An MRI is a more powerful examination that involves the use of a computer combined with radio waves and magnets. The end goal is, again, to produce detailed images of the internal parts of your body. The difference here is that no radiation is employed to get the job done.
And finally, a bone scan is a special test that helps to diagnose different types of diseases affecting the bones. It resorts to nuclear imaging tests to locate inflammation, infection, fractures, and metastasis, among other things.
An orthopaedic will pick one of these tests to identify the type of injury your offspring has suffered. The decision is entirely up to them.
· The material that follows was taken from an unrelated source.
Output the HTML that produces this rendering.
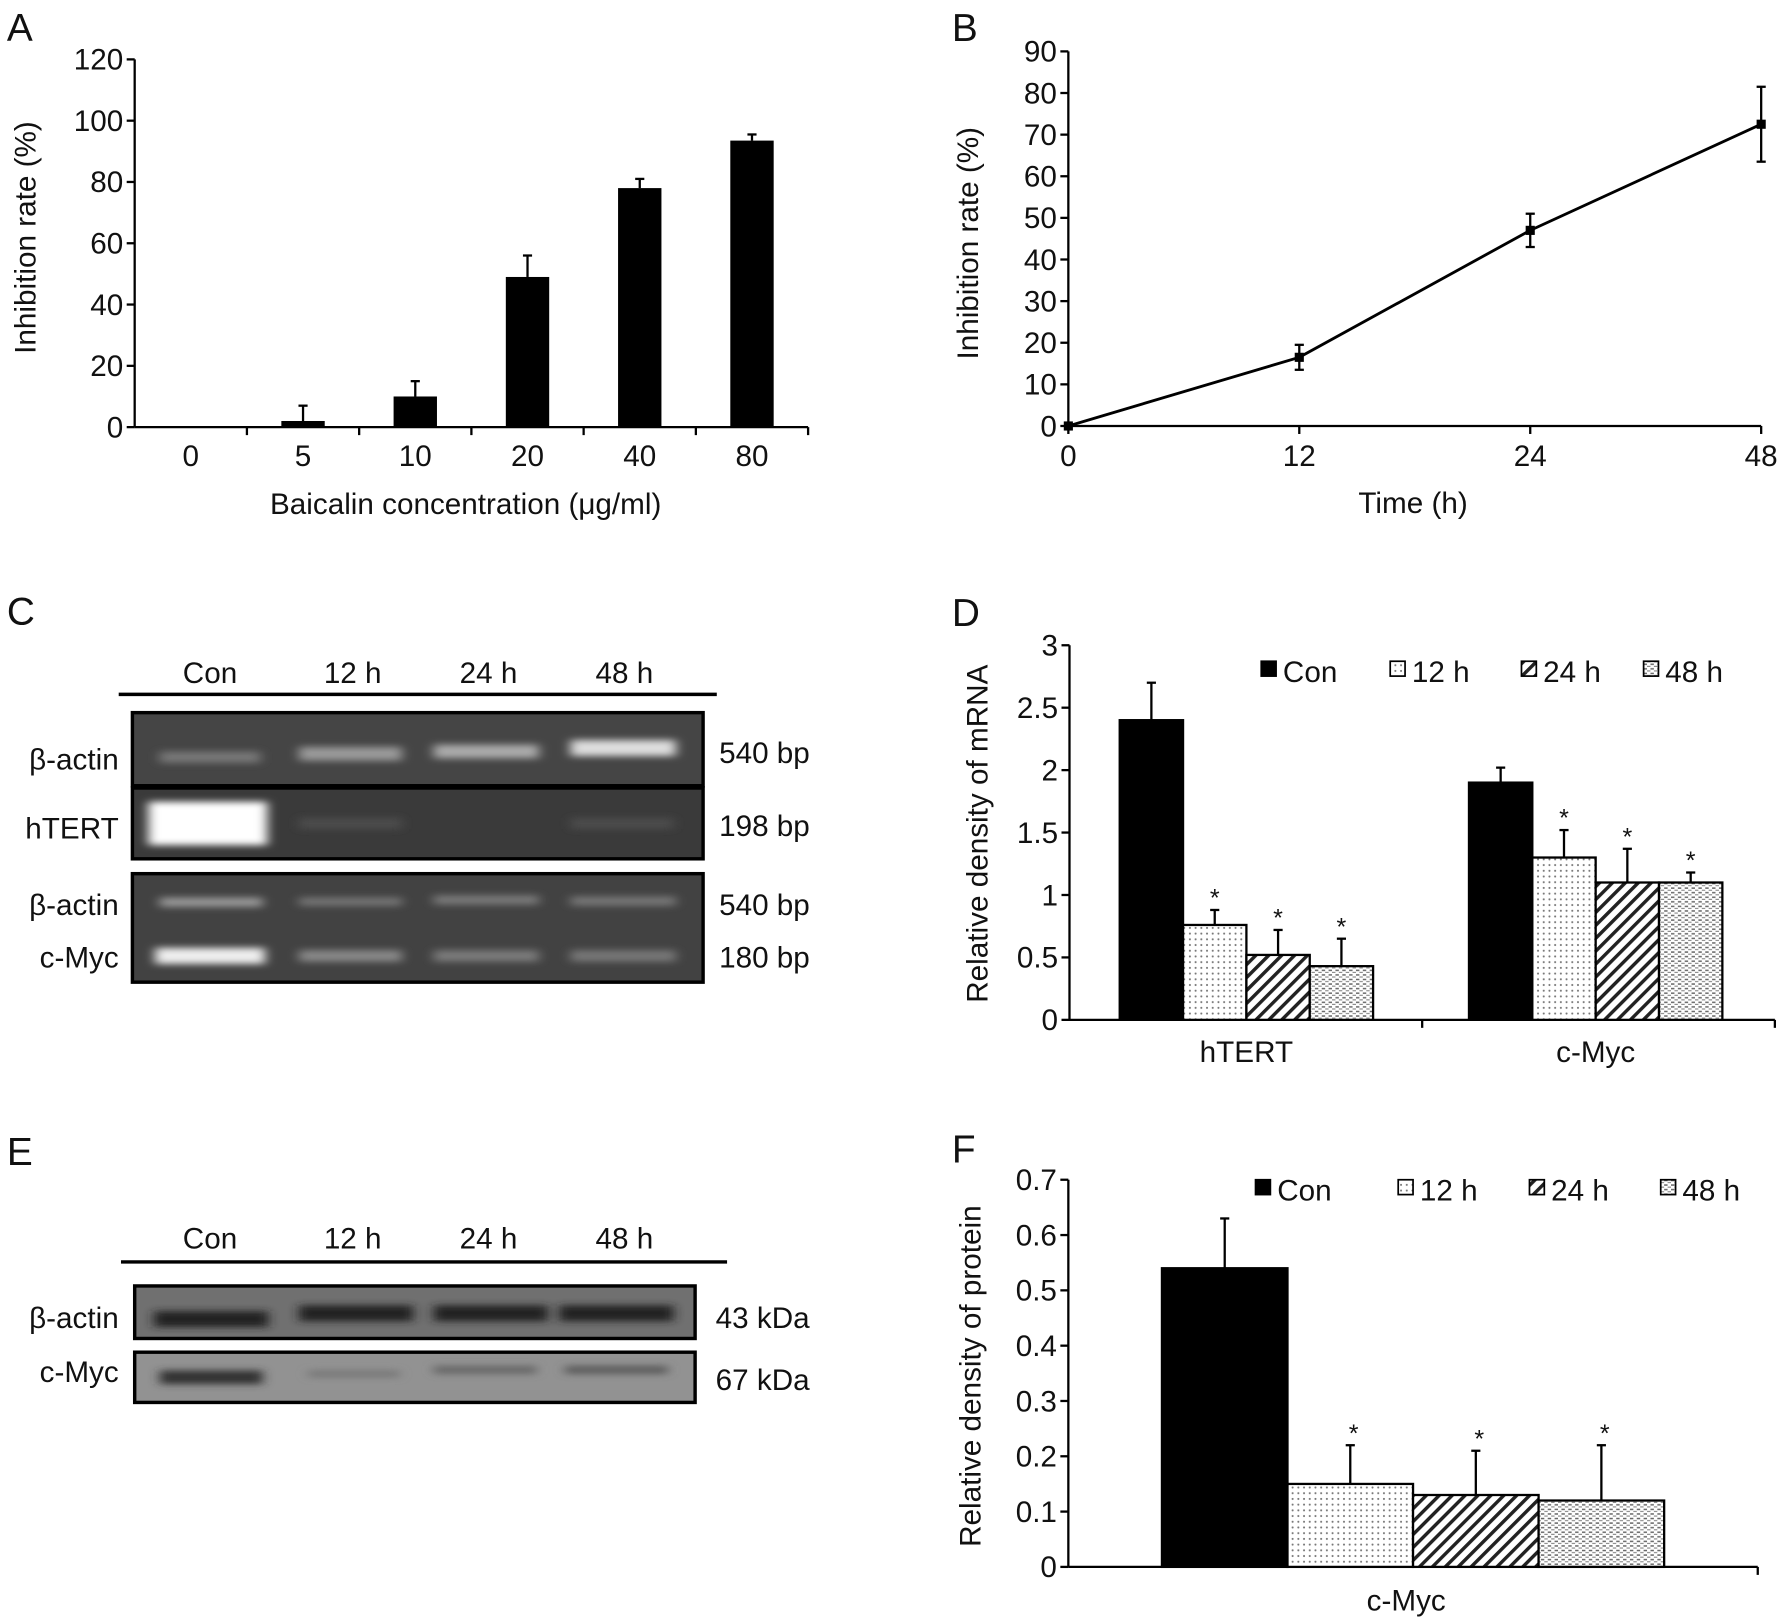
<!DOCTYPE html>
<html><head><meta charset="utf-8"><style>
html,body{margin:0;padding:0;background:#fff}
svg{display:block}
text{font-family:"Liberation Sans",sans-serif;fill:#111}
</style></head><body>
<svg id="fig" width="1784" height="1624" viewBox="0 0 1563 1422" preserveAspectRatio="none" xmlns="http://www.w3.org/2000/svg">
<defs>
<pattern id="p12" width="5" height="5" patternUnits="userSpaceOnUse"><rect width="5" height="5" fill="#fff"/><circle cx="2.5" cy="2.5" r="0.9" fill="#777"/></pattern>
<pattern id="p24" width="8" height="8" patternUnits="userSpaceOnUse" patternTransform="rotate(45)"><rect width="8" height="8" fill="#fff"/><rect width="3" height="8" fill="#222"/></pattern>
<pattern id="p48" width="6" height="4" patternUnits="userSpaceOnUse"><rect width="6" height="4" fill="#fff"/><rect x="0" y="1" width="3" height="1.3" fill="#666"/><rect x="3" y="3" width="3" height="1" fill="#888"/></pattern>
<filter id="blur" x="-20%" y="-100%" width="140%" height="300%"><feGaussianBlur stdDeviation="5 3"/></filter>
</defs>
<g id="root"></g>
<!-- Gel panel C -->
<g>
<text x="6" y="547" font-size="34">C</text>
<text x="184" y="598" font-size="26" text-anchor="middle">Con</text>
<text x="309" y="598" font-size="26" text-anchor="middle">12 h</text>
<text x="428" y="598" font-size="26" text-anchor="middle">24 h</text>
<text x="547" y="598" font-size="26" text-anchor="middle">48 h</text>
<line x1="104" y1="608" x2="628" y2="608" stroke="#000" stroke-width="3"/>
<rect x="116" y="624" width="500" height="64" fill="#454545" stroke="#000" stroke-width="3"/>
<rect x="116" y="690" width="500" height="62" fill="#3a3a3a" stroke="#000" stroke-width="3"/>
<rect x="116" y="765" width="500" height="95" fill="#424242" stroke="#000" stroke-width="3"/>
<g filter="url(#blur)">
<rect x="140" y="658" width="88" height="10" fill="#777"/><rect x="262" y="654" width="90" height="12" fill="#999"/><rect x="380" y="652" width="92" height="12" fill="#aaa"/><rect x="500" y="648" width="92" height="14" fill="#ddd"/>
<rect x="130" y="702" width="104" height="38" fill="#fff"/><rect x="262" y="716" width="90" height="10" fill="#4c4c4c"/><rect x="500" y="716" width="90" height="10" fill="#4c4c4c"/>
<rect x="140" y="786" width="90" height="8" fill="#999"/><rect x="262" y="786" width="90" height="7" fill="#777"/><rect x="380" y="784" width="92" height="8" fill="#7a7a7a"/><rect x="500" y="785" width="92" height="8" fill="#777"/>
<rect x="136" y="830" width="96" height="14" fill="#eee"/><rect x="262" y="832" width="90" height="10" fill="#888"/><rect x="380" y="832" width="92" height="10" fill="#7a7a7a"/><rect x="500" y="832" width="92" height="10" fill="#777"/>
</g>
<text x="104" y="674" font-size="26" text-anchor="end">β-actin</text>
<text x="104" y="734" font-size="26" text-anchor="end">hTERT</text>
<text x="104" y="801" font-size="26" text-anchor="end">β-actin</text>
<text x="104" y="847" font-size="26" text-anchor="end">c-Myc</text>
<text x="630" y="668" font-size="26">540 bp</text>
<text x="630" y="732" font-size="26">198 bp</text>
<text x="630" y="801" font-size="26">540 bp</text>
<text x="630" y="847" font-size="26">180 bp</text>
</g>
<!-- Blot panel E -->
<g>
<text x="6" y="1020" font-size="34">E</text>
<text x="184" y="1093" font-size="26" text-anchor="middle">Con</text>
<text x="309" y="1093" font-size="26" text-anchor="middle">12 h</text>
<text x="428" y="1093" font-size="26" text-anchor="middle">24 h</text>
<text x="547" y="1093" font-size="26" text-anchor="middle">48 h</text>
<line x1="106" y1="1105" x2="637" y2="1105" stroke="#000" stroke-width="3"/>
<rect x="118" y="1126" width="491" height="46" fill="#707070" stroke="#000" stroke-width="3"/>
<rect x="118" y="1184" width="491" height="44" fill="#929292" stroke="#000" stroke-width="3"/>
<g filter="url(#blur)">
<rect x="135" y="1148" width="100" height="14" fill="#222"/><rect x="262" y="1143" width="100" height="14" fill="#222"/><rect x="380" y="1143" width="100" height="14" fill="#222"/><rect x="490" y="1143" width="100" height="14" fill="#222"/>
<rect x="140" y="1200" width="90" height="12" fill="#333"/><rect x="270" y="1200" width="80" height="6" fill="#777"/><rect x="380" y="1196" width="90" height="7" fill="#666"/><rect x="495" y="1196" width="90" height="7" fill="#5a5a5a"/>
</g>
<text x="104" y="1163" font-size="26" text-anchor="end">β-actin</text>
<text x="104" y="1210" font-size="26" text-anchor="end">c-Myc</text>
<text x="627" y="1163" font-size="26">43 kDa</text>
<text x="627" y="1217" font-size="26">67 kDa</text>
</g>
</svg>
<script>
// Panel A data
const aCategories = ["0","5","10","20","40","80"];
const aValues = [0, 2, 10, 49, 78, 93.5];
const aErrors = [0, 5, 5, 7, 3, 2];
const aTicks = [0,20,40,60,80,100,120];
// Panel B data
const bTimes = ["0","12","24","48"];
const bValues = [0, 16.5, 47, 72.5];
const bErrors = [0, 3, 4, 9];
const bTicks = [0,10,20,30,40,50,60,70,80,90];
// Panel D data
const dGroups = ["hTERT","c-Myc"];
const dSeries = ["Con","12 h","24 h","48 h"];
const dHtert = [2.4, 0.76, 0.52, 0.43];
const dHtertErr = [0.3, 0.12, 0.2, 0.22];
const dCmyc = [1.9, 1.3, 1.1, 1.1];
const dCmycErr = [0.12, 0.22, 0.27, 0.08];
const dSig = [false, true, true, true];
const dTicks = ["0","0.5","1","1.5","2","2.5","3"];
// Panel F data
const fValues = [0.54, 0.15, 0.13, 0.12];
const fErrors = [0.09, 0.07, 0.08, 0.1];
const fSig = [false, true, true, true];
const fTicks = ["0","0.1","0.2","0.3","0.4","0.5","0.6","0.7"];

const NS="http://www.w3.org/2000/svg";
const root=document.getElementById('root');
function mk(tag,attrs,parent,txt){const e=document.createElementNS(NS,tag);for(const k in attrs)e.setAttribute(k,attrs[k]);if(txt!==undefined)e.textContent=txt;(parent||root).appendChild(e);return e;}
const fills=["#000","url(#p12)","url(#p24)","url(#p48)"];

function axisY(g,x,y0,y1,ticks,max,fs){
  mk('line',{x1:x,y1:y0,x2:x,y2:y1,stroke:'#000','stroke-width':2},g);
  ticks.forEach(t=>{const v=parseFloat(t);const y=y0-(y0-y1)*v/max;
    mk('line',{x1:x-7,y1:y,x2:x,y2:y,stroke:'#000','stroke-width':2},g);
    const tx=mk('text',{x:x-10,y:y+9,'font-size':fs,'text-anchor':'end'},g,String(t));
    
    });
}
function errBar(g,x,y,yTop){mk('line',{x1:x,y1:y,x2:x,y2:yTop,stroke:'#000','stroke-width':2},g);mk('line',{x1:x-4,y1:yTop,x2:x+4,y2:yTop,stroke:'#000','stroke-width':2},g);}
function legend(g,xs,y){dSeries.forEach((s,i)=>{const r=mk('rect',{x:xs[i],y:y-9,width:13,height:13,fill:fills[i],stroke:'#000','stroke-width':1.5},g);
  
  
  const t=mk('text',{x:xs[i]+19,y:y+9,'font-size':26},g,s);
  
  });}

// ---- Panel A
(function(){
  const g=mk('g',{});
  mk('text',{x:6,y:36,'font-size':34},g,'A');
  const X0=118,X1=708,Y0=374,Y1=52,max=120;
  axisY(g,X0,Y0,Y1,aTicks,max,26);
  mk('line',{x1:X0,y1:Y0,x2:X1,y2:Y0,stroke:'#000','stroke-width':2},g);
  const step=(X1-X0)/aCategories.length;
  const ys=v=>Y0-(Y0-Y1)*v/max;
  aCategories.forEach((c,i)=>{const cx=X0+step*(i+0.5);
    mk('line',{x1:X0+step*(i+1),y1:Y0,x2:X0+step*(i+1),y2:Y0+7,stroke:'#000','stroke-width':2},g);
    if(aErrors[i]>0) errBar(g,cx,ys(aValues[i]),ys(aValues[i]+aErrors[i]));
    const b=mk('rect',{x:cx-19,y:ys(aValues[i]),width:38,height:Y0-ys(aValues[i]),fill:'#000'},g);
    
    
    mk('text',{x:cx,y:408,'font-size':26,'text-anchor':'middle'},g,c);});
  mk('text',{x:408,y:450,'font-size':26,'text-anchor':'middle'},g,'Baicalin concentration (μg/ml)');
  mk('text',{x:0,y:0,'font-size':26,'text-anchor':'middle',transform:'translate(31,208) rotate(-90)'},g,'Inhibition rate (%)');
})();

// ---- Panel B
(function(){
  const g=mk('g',{});
  mk('text',{x:834,y:36,'font-size':34},g,'B');
  const X0=936,X1=1543,Y0=373,Y1=45,max=90;
  axisY(g,X0,Y0,Y1,bTicks,max,26);
  mk('line',{x1:X0,y1:Y0,x2:X1,y2:Y0,stroke:'#000','stroke-width':2},g);
  const xs=i=>X0+(X1-X0)*i/(bTimes.length-1);
  const ys=v=>Y0-(Y0-Y1)*v/max;
  let d='';
  bTimes.forEach((t,i)=>{mk('line',{x1:xs(i),y1:Y0,x2:xs(i),y2:Y0+7,stroke:'#000','stroke-width':2},g);
    mk('text',{x:xs(i),y:408,'font-size':26,'text-anchor':'middle'},g,t);
    d+=(i?'L':'M')+xs(i)+','+ys(bValues[i]);});
  const p=mk('path',{d:d,fill:'none',stroke:'#000','stroke-width':2.5},g);
  
  
  bTimes.forEach((t,i)=>{if(bErrors[i]>0){const x=xs(i);
    mk('line',{x1:x,y1:ys(bValues[i]-bErrors[i]),x2:x,y2:ys(bValues[i]+bErrors[i]),stroke:'#000','stroke-width':2},g);
    mk('line',{x1:x-4,y1:ys(bValues[i]-bErrors[i]),x2:x+4,y2:ys(bValues[i]-bErrors[i]),stroke:'#000','stroke-width':2},g);
    mk('line',{x1:x-4,y1:ys(bValues[i]+bErrors[i]),x2:x+4,y2:ys(bValues[i]+bErrors[i]),stroke:'#000','stroke-width':2},g);}
    const m=mk('rect',{x:xs(i)-4,y:ys(bValues[i])-4,width:8,height:8,fill:'#000'},g);
    
    });
  mk('text',{x:1238,y:449,'font-size':26,'text-anchor':'middle'},g,'Time (h)');
  mk('text',{x:0,y:0,'font-size':26,'text-anchor':'middle',transform:'translate(857,213) rotate(-90)'},g,'Inhibition rate (%)');
})();

// ---- Panel D
(function(){
  const g=mk('g',{});
  mk('text',{x:834,y:548,'font-size':34},g,'D');
  const X0=937,X1=1555,Y0=893,Y1=565,max=3;
  axisY(g,X0,Y0,Y1,dTicks,max,26);
  mk('line',{x1:X0,y1:Y0,x2:X1,y2:Y0,stroke:'#000','stroke-width':2},g);
  const ys=v=>Y0-(Y0-Y1)*v/max;
  const gw=(X1-X0)/dGroups.length, bw=55.5;
  [dHtert,dCmyc].forEach((vals,gi)=>{const errs=gi?dCmycErr:dHtertErr;
    mk('line',{x1:X0+gw*(gi+1),y1:Y0,x2:X0+gw*(gi+1),y2:Y0+7,stroke:'#000','stroke-width':2},g);
    const start=(gi?1287:981);
    vals.forEach((v,i)=>{const x=start+bw*i;
      errBar(g,x+bw/2,ys(v),ys(v+errs[i]));
      const b=mk('rect',{x:x,y:ys(v),width:bw,height:Y0-ys(v),fill:fills[i],stroke:'#000','stroke-width':2},g);
      
      
      if(dSig[i]) mk('text',{x:x+bw/2,y:ys(v+errs[i])-3,'font-size':22,'text-anchor':'middle'},g,'*');});
    mk('text',{x:start+bw*2,y:930,'font-size':26,'text-anchor':'middle'},g,dGroups[gi]);});
  legend(g,[1105,1218,1333,1440],588);
  mk('text',{x:0,y:0,'font-size':26,'text-anchor':'middle',transform:'translate(865,730) rotate(-90)'},g,'Relative density of mRNA');
})();

// ---- Panel F
(function(){
  const g=mk('g',{});
  mk('text',{x:834,y:1018,'font-size':34},g,'F');
  const X0=936,X1=1540,Y0=1372,Y1=1033,max=0.7;
  axisY(g,X0,Y0,Y1,fTicks,max,26);
  mk('line',{x1:X0,y1:Y0,x2:X1,y2:Y0,stroke:'#000','stroke-width':2},g);
  mk('line',{x1:X1,y1:Y0,x2:X1,y2:Y0+7,stroke:'#000','stroke-width':2},g);
  const ys=v=>Y0-(Y0-Y1)*v/max;
  const bw=110, start=1018;
  fValues.forEach((v,i)=>{const x=start+bw*i;
    errBar(g,x+bw/2,ys(v),ys(v+fErrors[i]));
    const b=mk('rect',{x:x,y:ys(v),width:bw,height:Y0-ys(v),fill:fills[i],stroke:'#000','stroke-width':2},g);
    
    
    if(fSig[i]) mk('text',{x:x+bw/2+3,y:ys(v+fErrors[i])-3,'font-size':22,'text-anchor':'middle'},g,'*');});
  mk('text',{x:1232,y:1410,'font-size':26,'text-anchor':'middle'},g,'c-Myc');
  legend(g,[1100,1225,1340,1455],1042);
  mk('text',{x:0,y:0,'font-size':26,'text-anchor':'middle',transform:'translate(859,1205) rotate(-90)'},g,'Relative density of protein');
})();
</script>
</body></html>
What Treatment is Available?
Fixing a fracture involves different steps. Your doctor will choose a specific course of action depending on a number of factors, such as:
- The extent of the fracture
- Your kid’s tolerance for certain therapies, procedures, and medications
- Your child’s overall medical history, health, and age
- Your preferences (if that’s up for discussion)
The idea is to not only restore the normal function of the troubled area but also prevent complications, speed up healing, and control the pain.
Here are the treatments that can work:
- Medication. While drugs cannot cure a displaced fracture, they can certainly help with the pain. Your heir will be prescribed some pills to control the aching.
- Cast or splint. The best way to make sure a broken bone doesn’t go out of alignment before it’s healed is to immobilise it. This can happen by putting something firm around the injured area, like a cast.
- Surgery. If the fracture is bad, an operation may be necessary to fix the broken pieces back into place. Internal or external fixation devices like metal rods will help keep the bone fragments still during the healing process.
- Traction. This is when assistive devices are used to stretch the tendons and muscles around an affected bone. It includes weights, strings, metal frames and pulleys. While it sounds like a modern method of torture, it can really promote proper alignment and healing.
There is a right way to address a crack or break in the bone. You just need to put your trust in an experienced doctor and never attempt to treat it on your own at home.